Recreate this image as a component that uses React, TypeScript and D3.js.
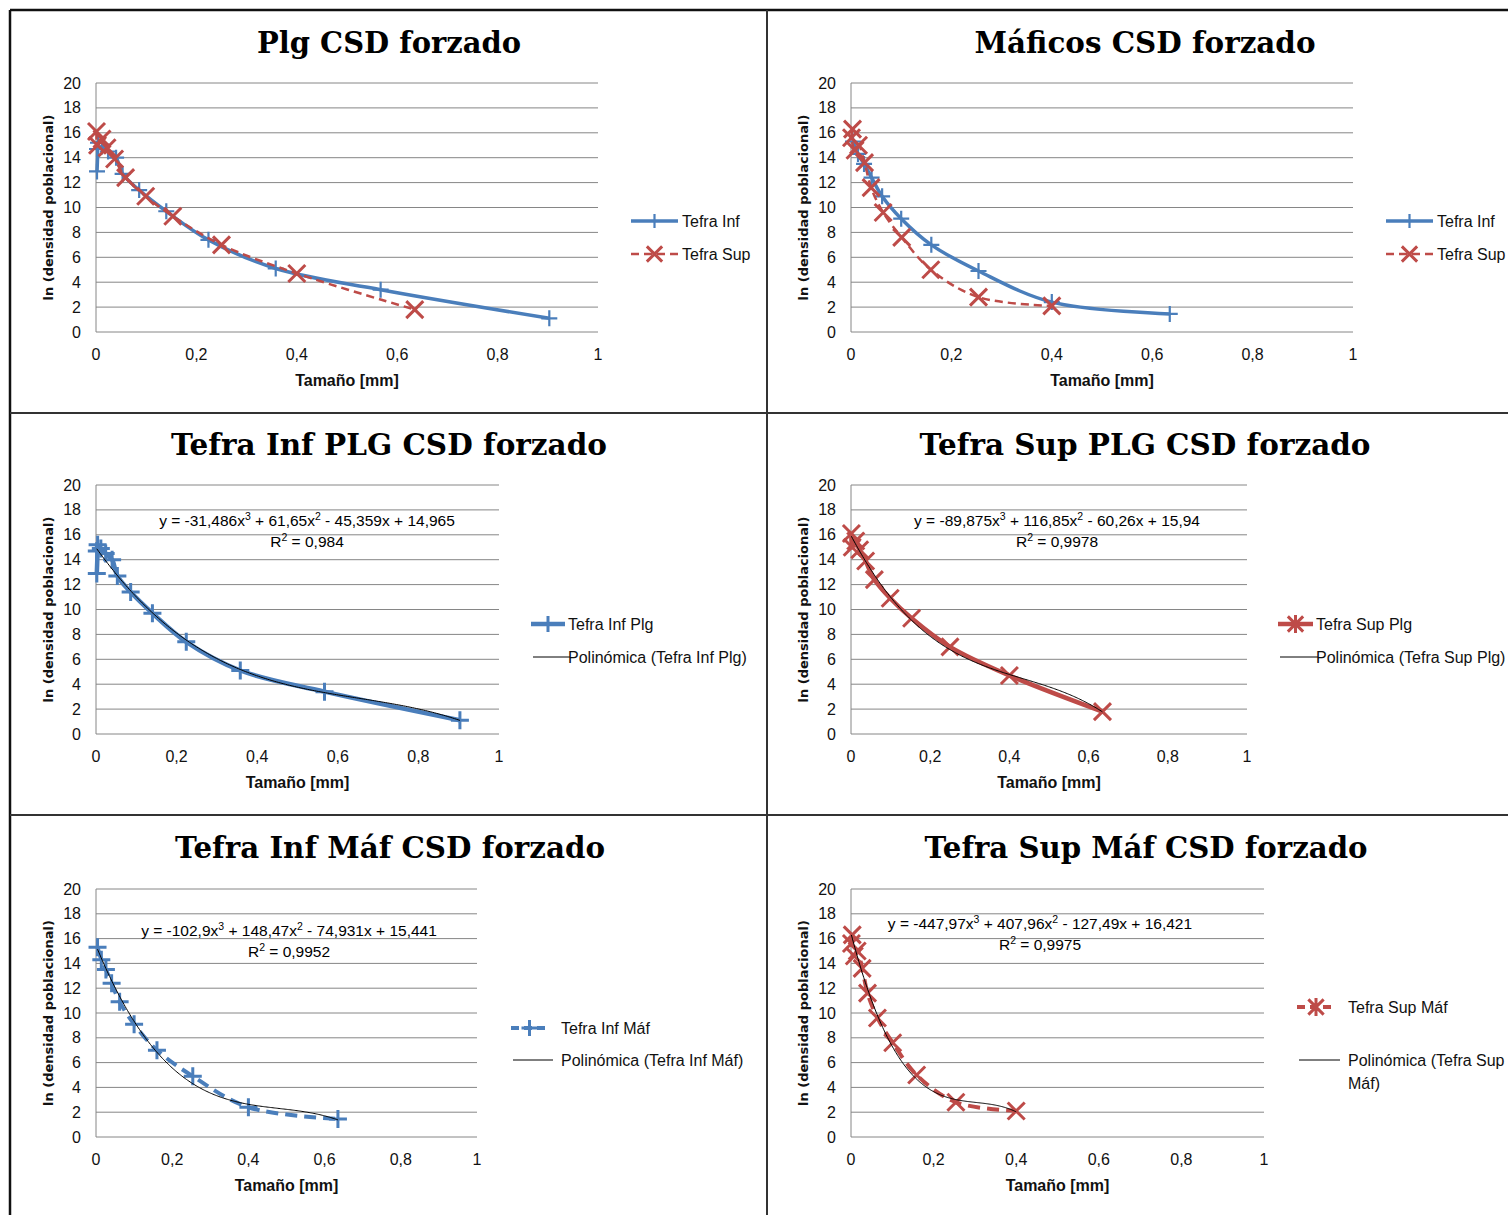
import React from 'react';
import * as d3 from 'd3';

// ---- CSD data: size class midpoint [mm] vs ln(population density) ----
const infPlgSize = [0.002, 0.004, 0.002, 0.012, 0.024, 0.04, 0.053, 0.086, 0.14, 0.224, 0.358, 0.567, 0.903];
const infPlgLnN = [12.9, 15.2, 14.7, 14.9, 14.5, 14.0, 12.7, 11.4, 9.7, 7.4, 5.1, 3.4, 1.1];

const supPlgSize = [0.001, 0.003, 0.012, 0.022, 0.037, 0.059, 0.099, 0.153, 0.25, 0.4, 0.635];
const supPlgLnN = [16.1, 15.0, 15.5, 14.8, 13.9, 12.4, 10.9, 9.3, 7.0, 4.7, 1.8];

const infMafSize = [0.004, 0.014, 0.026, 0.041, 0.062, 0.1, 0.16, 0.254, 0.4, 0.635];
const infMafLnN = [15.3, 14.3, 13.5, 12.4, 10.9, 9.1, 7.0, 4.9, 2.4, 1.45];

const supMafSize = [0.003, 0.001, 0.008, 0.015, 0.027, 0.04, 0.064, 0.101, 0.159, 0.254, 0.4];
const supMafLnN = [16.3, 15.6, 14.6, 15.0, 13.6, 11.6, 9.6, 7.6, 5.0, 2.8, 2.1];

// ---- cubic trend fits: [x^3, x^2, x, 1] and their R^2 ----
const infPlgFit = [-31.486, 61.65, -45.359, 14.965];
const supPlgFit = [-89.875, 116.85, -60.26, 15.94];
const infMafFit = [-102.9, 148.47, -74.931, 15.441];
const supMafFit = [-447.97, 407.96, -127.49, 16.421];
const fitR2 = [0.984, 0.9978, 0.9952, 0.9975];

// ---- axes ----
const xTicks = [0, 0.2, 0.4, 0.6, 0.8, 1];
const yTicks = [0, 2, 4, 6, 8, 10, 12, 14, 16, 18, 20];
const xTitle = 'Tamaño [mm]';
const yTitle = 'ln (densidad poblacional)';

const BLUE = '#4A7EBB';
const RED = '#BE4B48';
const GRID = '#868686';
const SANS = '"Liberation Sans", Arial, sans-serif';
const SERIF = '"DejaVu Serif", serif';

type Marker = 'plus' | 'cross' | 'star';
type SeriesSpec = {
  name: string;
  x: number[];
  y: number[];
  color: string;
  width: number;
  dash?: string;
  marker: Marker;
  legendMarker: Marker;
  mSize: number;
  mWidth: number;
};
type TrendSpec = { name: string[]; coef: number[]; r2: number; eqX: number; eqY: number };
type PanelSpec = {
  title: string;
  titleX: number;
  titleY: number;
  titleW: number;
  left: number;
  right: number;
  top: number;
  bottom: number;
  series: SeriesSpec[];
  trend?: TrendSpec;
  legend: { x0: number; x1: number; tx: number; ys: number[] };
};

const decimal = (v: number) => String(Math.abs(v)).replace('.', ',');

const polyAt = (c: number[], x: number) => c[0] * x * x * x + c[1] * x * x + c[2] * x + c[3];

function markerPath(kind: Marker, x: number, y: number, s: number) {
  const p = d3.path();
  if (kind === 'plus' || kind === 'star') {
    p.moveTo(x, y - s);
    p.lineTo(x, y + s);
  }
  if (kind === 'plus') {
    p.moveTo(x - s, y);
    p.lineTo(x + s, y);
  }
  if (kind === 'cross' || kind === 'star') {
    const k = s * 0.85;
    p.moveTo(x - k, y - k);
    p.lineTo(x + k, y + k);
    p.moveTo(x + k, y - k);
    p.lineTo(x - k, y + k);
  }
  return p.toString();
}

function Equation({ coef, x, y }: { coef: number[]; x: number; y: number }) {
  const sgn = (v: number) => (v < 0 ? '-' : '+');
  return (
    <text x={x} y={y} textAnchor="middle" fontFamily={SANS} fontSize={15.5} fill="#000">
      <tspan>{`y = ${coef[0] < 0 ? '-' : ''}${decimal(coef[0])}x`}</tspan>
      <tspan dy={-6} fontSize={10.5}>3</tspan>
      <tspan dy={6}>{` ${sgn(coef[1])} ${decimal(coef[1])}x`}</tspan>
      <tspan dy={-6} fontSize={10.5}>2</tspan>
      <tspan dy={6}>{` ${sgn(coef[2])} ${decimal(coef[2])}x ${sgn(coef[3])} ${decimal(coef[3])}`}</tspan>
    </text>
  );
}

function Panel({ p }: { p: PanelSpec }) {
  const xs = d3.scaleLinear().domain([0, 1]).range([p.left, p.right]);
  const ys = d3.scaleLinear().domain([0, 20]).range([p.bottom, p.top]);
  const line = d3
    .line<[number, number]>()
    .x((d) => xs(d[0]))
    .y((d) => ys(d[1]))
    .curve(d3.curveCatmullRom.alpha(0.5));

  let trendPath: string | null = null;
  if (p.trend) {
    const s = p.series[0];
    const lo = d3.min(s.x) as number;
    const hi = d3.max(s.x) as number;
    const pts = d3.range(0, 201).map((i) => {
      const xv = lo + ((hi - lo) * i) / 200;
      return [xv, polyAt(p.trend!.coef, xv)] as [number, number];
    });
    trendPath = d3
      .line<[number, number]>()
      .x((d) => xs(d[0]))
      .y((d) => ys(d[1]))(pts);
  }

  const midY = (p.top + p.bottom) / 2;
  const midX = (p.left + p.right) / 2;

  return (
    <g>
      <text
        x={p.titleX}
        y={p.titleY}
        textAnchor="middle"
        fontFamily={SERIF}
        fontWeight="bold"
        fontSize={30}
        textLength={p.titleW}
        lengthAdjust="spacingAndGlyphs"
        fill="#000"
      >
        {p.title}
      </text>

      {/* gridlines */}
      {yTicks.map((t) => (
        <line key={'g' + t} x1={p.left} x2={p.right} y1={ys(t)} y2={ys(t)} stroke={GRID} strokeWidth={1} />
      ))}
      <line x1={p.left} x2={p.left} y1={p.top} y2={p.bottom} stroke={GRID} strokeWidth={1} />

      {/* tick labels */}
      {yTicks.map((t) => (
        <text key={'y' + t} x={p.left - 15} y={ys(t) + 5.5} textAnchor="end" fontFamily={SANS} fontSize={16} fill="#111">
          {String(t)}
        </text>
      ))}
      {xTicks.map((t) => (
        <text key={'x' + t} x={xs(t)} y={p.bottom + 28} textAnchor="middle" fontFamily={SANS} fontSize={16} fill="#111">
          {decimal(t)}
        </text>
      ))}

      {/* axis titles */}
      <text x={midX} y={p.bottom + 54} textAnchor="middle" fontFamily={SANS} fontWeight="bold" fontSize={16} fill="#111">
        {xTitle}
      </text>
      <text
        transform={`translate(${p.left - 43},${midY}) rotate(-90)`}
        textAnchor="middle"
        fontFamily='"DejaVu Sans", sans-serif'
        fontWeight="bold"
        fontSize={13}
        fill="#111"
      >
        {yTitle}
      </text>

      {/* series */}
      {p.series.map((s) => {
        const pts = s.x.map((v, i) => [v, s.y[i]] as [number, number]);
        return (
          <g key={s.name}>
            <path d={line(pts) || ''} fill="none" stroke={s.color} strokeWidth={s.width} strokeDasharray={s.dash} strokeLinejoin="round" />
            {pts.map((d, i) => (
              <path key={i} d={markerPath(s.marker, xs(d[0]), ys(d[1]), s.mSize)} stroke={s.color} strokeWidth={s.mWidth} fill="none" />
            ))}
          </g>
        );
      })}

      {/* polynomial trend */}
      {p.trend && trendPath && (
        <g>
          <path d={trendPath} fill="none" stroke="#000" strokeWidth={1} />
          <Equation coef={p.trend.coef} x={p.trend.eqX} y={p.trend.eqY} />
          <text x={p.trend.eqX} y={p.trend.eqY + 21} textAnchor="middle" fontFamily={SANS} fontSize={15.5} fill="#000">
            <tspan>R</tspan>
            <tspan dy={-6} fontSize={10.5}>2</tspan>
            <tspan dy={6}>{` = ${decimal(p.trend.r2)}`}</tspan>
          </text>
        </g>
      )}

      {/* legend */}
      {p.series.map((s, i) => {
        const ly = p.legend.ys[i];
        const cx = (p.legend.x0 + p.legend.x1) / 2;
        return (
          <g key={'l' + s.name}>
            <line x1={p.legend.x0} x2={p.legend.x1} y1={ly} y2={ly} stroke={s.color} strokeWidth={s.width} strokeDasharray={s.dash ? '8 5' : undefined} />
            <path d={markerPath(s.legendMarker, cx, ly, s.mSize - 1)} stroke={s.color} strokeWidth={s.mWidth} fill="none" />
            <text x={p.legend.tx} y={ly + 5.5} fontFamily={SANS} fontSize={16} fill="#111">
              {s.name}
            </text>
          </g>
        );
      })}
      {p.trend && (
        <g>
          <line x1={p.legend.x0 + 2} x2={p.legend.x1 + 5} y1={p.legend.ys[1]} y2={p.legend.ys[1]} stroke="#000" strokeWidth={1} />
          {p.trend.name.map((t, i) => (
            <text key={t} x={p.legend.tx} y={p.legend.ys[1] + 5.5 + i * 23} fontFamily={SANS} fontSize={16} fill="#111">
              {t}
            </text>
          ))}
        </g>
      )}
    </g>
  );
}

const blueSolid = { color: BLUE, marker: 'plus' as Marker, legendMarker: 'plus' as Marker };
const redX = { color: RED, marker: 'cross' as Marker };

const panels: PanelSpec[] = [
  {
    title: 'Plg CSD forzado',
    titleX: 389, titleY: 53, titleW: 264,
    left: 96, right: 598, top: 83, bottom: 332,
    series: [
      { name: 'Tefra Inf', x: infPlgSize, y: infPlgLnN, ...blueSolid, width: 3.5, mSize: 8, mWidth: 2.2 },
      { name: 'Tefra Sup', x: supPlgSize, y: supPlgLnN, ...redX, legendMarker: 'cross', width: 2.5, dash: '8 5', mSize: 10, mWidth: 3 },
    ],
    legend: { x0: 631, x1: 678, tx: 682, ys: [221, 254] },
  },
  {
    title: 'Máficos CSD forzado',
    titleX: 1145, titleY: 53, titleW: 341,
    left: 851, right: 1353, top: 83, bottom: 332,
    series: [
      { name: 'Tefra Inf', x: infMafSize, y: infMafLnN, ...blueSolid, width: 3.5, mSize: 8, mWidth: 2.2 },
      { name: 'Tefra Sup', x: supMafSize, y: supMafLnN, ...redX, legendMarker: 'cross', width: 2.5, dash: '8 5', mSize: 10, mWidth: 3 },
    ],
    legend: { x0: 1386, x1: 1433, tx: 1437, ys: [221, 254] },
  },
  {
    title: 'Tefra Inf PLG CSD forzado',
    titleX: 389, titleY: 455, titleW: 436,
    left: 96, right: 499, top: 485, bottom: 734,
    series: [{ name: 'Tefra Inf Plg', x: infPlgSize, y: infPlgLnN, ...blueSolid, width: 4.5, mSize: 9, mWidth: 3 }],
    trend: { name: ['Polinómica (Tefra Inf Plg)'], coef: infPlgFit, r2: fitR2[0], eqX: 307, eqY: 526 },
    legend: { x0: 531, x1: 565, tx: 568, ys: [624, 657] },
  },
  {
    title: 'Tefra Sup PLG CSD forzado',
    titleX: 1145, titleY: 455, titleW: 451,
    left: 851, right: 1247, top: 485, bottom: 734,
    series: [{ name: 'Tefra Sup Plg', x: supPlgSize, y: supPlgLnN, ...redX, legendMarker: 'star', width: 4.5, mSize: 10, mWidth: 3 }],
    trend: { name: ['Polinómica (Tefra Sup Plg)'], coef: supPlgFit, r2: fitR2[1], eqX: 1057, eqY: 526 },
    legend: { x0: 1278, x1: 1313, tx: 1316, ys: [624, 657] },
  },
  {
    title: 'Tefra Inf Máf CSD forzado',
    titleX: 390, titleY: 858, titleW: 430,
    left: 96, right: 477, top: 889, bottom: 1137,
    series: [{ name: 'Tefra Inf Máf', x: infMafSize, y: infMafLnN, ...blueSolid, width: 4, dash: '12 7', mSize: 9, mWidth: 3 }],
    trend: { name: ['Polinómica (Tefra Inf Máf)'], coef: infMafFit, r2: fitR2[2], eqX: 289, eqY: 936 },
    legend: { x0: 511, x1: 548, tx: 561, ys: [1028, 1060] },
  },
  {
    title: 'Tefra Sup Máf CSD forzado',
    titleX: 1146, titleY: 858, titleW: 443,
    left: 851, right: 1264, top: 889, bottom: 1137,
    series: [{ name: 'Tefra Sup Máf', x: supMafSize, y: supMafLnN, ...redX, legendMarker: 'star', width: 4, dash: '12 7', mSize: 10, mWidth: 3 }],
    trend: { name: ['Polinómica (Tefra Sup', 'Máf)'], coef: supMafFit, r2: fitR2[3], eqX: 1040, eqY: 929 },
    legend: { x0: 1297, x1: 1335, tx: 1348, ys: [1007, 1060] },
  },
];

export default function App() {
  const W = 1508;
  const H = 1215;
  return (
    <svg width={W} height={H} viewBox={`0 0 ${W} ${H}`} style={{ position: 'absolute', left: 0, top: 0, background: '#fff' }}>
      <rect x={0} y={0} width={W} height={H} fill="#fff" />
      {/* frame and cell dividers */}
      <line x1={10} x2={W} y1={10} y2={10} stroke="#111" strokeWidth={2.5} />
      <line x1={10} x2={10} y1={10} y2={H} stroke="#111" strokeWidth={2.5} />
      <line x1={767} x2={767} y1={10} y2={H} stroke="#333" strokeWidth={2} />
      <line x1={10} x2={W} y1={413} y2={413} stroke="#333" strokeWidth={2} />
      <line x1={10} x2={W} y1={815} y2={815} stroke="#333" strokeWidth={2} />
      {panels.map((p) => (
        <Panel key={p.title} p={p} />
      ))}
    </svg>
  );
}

+-------+

Collect every line above that contains the word "React".

• _RESULT FOR THIS EXERCISE_:
Recreate this image as a component that uses React, TypeScript and D3.js.
import React from 'react';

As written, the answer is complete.